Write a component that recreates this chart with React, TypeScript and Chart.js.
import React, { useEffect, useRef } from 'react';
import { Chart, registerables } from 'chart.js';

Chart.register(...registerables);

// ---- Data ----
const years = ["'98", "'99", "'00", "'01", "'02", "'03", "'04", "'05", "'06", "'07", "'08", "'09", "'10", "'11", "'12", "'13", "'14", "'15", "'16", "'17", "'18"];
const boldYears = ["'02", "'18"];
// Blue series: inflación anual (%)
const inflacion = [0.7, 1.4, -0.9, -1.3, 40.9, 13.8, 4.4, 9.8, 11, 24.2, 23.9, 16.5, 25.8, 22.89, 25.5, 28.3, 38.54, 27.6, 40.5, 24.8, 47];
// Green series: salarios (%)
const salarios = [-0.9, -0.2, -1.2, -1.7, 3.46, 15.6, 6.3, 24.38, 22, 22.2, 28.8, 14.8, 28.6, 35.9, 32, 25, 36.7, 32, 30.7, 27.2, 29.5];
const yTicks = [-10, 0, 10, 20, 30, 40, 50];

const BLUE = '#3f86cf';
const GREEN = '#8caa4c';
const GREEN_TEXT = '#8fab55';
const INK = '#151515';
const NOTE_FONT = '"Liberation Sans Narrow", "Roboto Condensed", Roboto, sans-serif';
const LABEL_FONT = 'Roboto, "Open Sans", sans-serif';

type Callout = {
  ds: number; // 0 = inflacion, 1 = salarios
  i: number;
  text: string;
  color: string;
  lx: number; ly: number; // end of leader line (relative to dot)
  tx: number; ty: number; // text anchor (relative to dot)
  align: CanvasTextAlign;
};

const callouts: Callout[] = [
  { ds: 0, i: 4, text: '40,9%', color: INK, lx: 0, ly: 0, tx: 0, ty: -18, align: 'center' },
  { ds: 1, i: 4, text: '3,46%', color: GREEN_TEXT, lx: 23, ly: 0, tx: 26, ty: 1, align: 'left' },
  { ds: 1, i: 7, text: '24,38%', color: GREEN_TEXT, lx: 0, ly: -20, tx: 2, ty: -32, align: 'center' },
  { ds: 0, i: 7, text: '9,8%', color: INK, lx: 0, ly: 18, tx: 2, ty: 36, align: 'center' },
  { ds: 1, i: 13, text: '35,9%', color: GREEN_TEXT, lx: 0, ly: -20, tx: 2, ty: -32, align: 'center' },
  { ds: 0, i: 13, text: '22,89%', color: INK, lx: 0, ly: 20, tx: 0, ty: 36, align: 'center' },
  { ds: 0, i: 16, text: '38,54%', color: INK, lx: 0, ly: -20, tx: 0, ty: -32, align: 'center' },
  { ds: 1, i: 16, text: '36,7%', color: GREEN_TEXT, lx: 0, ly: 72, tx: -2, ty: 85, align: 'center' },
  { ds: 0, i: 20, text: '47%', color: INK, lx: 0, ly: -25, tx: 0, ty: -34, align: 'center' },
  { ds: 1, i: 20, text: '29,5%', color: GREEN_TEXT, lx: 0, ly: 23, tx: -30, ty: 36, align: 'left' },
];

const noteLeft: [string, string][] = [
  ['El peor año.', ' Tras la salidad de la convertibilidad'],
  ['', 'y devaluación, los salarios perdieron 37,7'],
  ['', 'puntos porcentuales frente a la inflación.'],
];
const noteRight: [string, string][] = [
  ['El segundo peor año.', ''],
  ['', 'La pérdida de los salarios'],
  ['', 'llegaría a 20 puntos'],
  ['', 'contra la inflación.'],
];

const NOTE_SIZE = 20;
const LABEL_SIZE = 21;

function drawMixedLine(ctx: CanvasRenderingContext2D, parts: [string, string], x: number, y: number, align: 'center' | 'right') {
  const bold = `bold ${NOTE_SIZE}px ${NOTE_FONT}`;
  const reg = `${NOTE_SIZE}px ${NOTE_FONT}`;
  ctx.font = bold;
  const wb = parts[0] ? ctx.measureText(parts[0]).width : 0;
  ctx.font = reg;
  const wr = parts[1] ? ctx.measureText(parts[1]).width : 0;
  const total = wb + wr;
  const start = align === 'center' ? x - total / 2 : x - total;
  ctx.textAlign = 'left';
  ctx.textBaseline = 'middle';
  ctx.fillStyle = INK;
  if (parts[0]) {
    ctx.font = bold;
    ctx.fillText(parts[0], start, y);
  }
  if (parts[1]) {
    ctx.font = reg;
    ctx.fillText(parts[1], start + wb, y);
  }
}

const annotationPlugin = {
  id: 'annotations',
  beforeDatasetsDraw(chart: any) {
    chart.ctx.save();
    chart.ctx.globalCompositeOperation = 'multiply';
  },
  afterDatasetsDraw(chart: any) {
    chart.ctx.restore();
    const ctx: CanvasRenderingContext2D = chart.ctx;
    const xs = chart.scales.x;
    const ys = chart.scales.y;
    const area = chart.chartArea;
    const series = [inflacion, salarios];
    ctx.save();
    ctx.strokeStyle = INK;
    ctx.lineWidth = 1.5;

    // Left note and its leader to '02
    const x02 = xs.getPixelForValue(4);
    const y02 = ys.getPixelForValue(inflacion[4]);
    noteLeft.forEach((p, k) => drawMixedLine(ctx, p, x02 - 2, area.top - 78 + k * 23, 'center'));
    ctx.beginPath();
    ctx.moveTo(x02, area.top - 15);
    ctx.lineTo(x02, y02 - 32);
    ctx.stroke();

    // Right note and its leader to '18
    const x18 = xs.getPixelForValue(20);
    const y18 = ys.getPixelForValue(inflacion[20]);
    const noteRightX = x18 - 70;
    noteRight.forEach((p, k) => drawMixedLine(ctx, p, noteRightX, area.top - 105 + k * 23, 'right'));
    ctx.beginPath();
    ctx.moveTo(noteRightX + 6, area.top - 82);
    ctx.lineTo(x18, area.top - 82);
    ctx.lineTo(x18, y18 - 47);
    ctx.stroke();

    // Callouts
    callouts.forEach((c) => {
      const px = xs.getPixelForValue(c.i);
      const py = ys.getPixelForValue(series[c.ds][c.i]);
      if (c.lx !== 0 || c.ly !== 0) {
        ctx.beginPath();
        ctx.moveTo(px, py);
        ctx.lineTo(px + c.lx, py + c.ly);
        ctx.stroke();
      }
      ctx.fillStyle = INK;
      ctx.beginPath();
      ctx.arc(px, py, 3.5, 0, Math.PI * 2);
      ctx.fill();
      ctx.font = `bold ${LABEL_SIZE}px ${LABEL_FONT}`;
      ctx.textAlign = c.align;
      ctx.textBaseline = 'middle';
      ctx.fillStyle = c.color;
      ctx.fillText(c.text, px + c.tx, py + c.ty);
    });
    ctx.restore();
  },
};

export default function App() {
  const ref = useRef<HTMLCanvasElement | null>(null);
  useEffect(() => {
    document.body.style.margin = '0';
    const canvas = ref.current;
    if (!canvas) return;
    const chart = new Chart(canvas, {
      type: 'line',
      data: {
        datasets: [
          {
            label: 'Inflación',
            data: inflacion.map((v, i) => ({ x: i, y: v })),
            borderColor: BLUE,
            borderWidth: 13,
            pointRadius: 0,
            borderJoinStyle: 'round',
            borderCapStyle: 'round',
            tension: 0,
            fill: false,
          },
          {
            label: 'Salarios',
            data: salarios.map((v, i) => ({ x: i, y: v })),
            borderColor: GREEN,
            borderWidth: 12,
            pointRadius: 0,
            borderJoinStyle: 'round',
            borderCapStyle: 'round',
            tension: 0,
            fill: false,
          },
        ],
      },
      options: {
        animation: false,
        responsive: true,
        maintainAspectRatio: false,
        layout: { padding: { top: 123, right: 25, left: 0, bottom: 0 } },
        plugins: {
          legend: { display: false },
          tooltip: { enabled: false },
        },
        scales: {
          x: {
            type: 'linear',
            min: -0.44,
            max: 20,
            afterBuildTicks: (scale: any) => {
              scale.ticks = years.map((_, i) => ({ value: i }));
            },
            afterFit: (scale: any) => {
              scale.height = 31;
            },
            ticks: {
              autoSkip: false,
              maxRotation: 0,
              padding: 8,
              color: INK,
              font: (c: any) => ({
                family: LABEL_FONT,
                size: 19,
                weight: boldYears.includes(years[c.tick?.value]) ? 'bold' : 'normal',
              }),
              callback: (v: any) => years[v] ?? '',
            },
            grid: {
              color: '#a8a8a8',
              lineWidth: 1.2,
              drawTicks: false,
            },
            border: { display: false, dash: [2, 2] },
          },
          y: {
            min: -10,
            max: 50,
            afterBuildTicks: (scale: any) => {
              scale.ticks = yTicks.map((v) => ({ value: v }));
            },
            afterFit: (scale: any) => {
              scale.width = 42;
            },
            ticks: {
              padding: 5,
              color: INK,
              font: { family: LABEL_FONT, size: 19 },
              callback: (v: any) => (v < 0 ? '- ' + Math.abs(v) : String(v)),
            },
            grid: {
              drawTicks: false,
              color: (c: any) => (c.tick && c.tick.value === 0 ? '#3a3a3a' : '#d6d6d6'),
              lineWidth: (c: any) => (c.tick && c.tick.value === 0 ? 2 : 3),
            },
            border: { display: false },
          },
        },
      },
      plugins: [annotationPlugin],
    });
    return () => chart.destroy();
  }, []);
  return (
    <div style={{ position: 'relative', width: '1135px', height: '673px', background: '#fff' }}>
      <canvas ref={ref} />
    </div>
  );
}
== == ==
• **Short exercise**
Set down the lines above as they stand, starting with the first line and ending with the line that contains "Chart.register(...registerables);".

• **Output for this exercise**
Write a component that recreates this chart with React, TypeScript and Chart.js.
import React, { useEffect, useRef } from 'react';
import { Chart, registerables } from 'chart.js';

Chart.register(...registerables);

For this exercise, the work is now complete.